Dischi

Miles Davis – Nefertiti

Nefertiti è uno di quegli universi che esistono solo a tarda notte, al buio, nei quali ogni nozionismo è privo di significato.

In che anno è stato registrato (nel giugno ’67 e in parte nel luglio successivo, pochi giorni dopo la morte di John Coltrane), quando è stato pubblicato (1968), chi accompagna Miles Davis (tra gli altri, nientemeno che Wayne Shorter e Herbie Hancock), dove stava andando lui (verso l’elettrico: è il suo ultimo album acustico) e chi ha scritto questi motivi (Shorter e Hancock soprattutto, nessuno Miles): tutte questioni che in effetti scompaiono di fronte alla schiettezza furiosa di questo suono.

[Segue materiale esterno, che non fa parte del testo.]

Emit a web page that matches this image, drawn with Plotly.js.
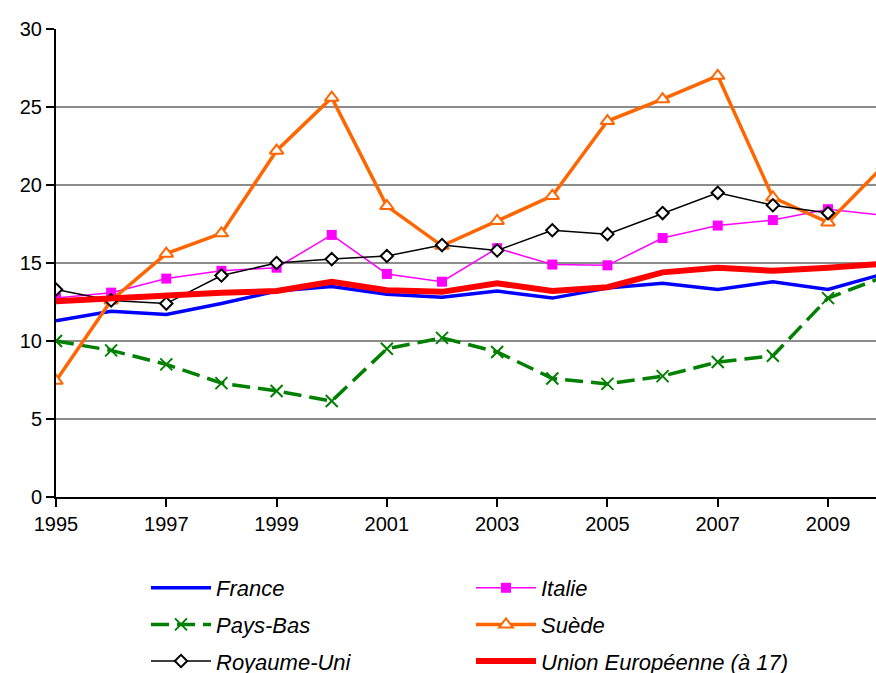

Nei quasi otto minuti iniziali il tema evocativo di Nefertiti si ripete ed è invece la sezione ritmica ad agire da solista, come imbizzarrita; senza soluzione di continuità, Fall è zeppa di brevi assolo (compreso quello di basso ad opera di Carter) e nella successiva Hand Jive lo spirito di improvvisazione che pregna questo album – del tutto privo di sequenze armoniche predefinite – emerge ancora più evidente; in Madness la tromba di Miles emerge da una breve e pulsante figura ritmica di basso/batteria/pianoforte e si allunga fino a lasciare tutto lo spazio al sassonfono di Shorter;

È come passeggiare, poi correre, poi voltarsi, fermarsi, andare di qua o di là senza ostacoli, ma bendati.